Além desse problema, PIS, Cofins e o Imposto sobre Produtos Industrializados (IPI) devem ser absorvidos, na reforma tributária, pelo Imposto sobre Valor Agregado (IVA). E o IVA tem regime de débito e crédito, com compensações, o que não serve para financiar uma despesa fixa como a da Previdência. Portanto, para a Receita, a melhor proposta é a de se criar esse novo tributo, ainda sem nome.
"Tem de ser algo mais baixo para que todos paguem e a carga tributária não seja elevada. Pensamos no faturamento como base desse novo tributo porque é a mais ampla que existe e permite a cobrança de uma alíquota mais baixa", explicou.
No novo modelo, a contribuição paga atualmente pelo empregado seria mantida e as pessoas jurídicas sem fins lucrativos também continuariam pagando a atual contribuição previdenciária patronal de 20% sobre a folha. Esse é o caso, por exemplo, de clubes, associações, sindicatos e da administração pública. "Nesses casos, não há outra base tributável. Mas não é ruim para a economia porque não há concorrência entre esses contribuintes", ponderou Medina.
Outro aspecto importante para a definição da alíquota em torno de 4% é, segundo Medina, a aplicação gradual que deve demorar aproximadamente três anos. A implementação da redução da contribuição previdenciária sobre a folha será feita em três etapas, simultaneamente à gradação da alíquota do novo tributo, sendo que a alíquota definitiva será adotada apenas no último período. "Estamos fazendo simulações para verificar qual o impacto desse novo tributo sobre os preços", informou.
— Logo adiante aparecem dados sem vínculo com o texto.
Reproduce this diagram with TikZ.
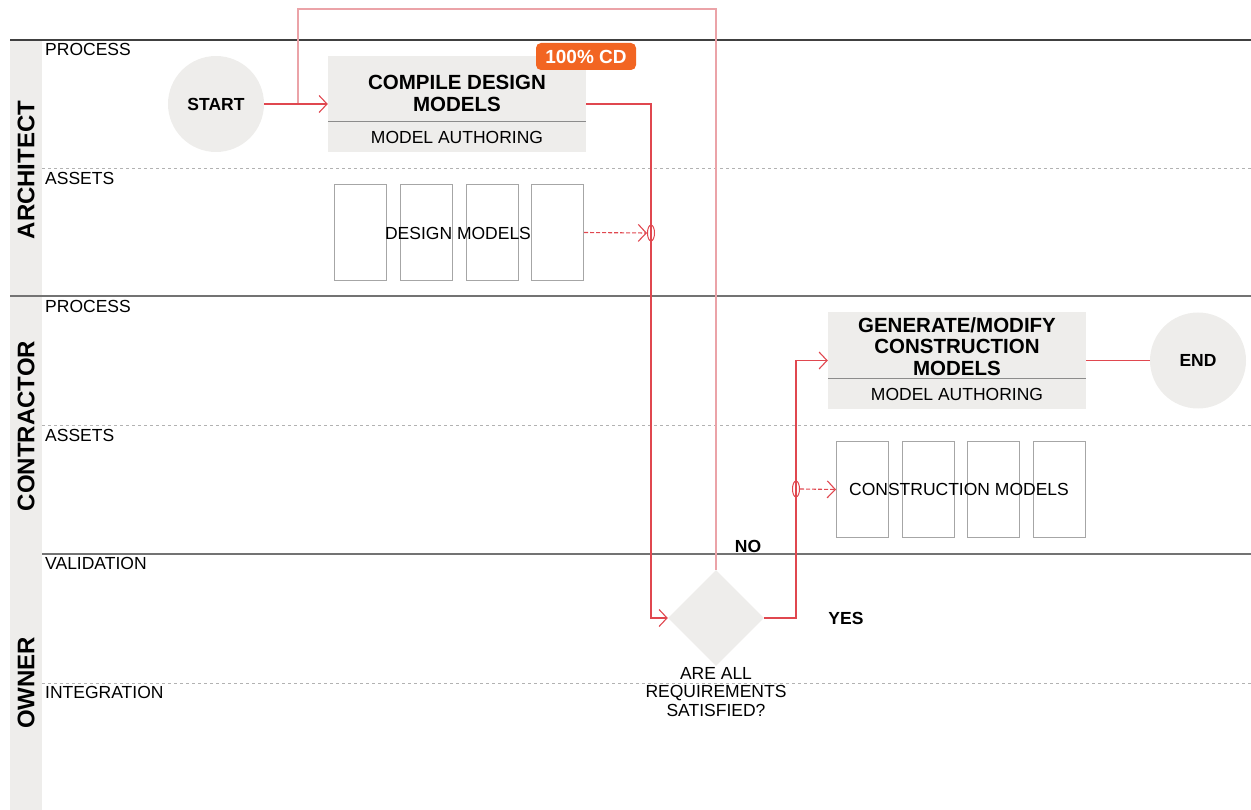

Medina admitiu que o maior "nó" tem sido medir as consequências dessas medidas sobre os setores que mais investiram em tecnologia e reduziram seus custos com mão-de-obra. Nessa análise é preciso separar o que é redução efetiva – substituição de pessoas por máquinas -, e o que é mera terceirização de mão-de-obra. Ele ressaltou que será reduzido o custo de contratação de trabalhadores, o que melhora a competitividade do país. "O sistema atual é enviesado contra o emprego formal. E R$ 60 bilhões é uma quantia pequena para a economia do país", disse.
Mantega terá reunião com o ministro da Previdência, Luiz Marinho, para discutir esse assunto. No último encontro do Fórum Nacional da Previdência Social, Marinho comentou que, para preservar o equilíbrio das contas do INSS, a desoneração da folha de pagamento tem de ser compensada com a migração da carga para o faturamento das empresas. Outro compromisso reiterado pelo fórum é não aumentar a carga tributária.
O secretário de Políticas de Previdência, Helmut Schwarzer, disse recentemente que um caminho que o presidente Luiz Inácio Lula da Silva poderá escolher é o da redução imediata de cinco pontos percentuais na contribuição patronal, atualmente de 20% sobre a folha de pagamento, ainda este ano. Nos anos seguintes, a diminuição da alíquota seria gradual até chegar aos 10%. Com esse alívio, espera-se mais formalização e criação de empregos.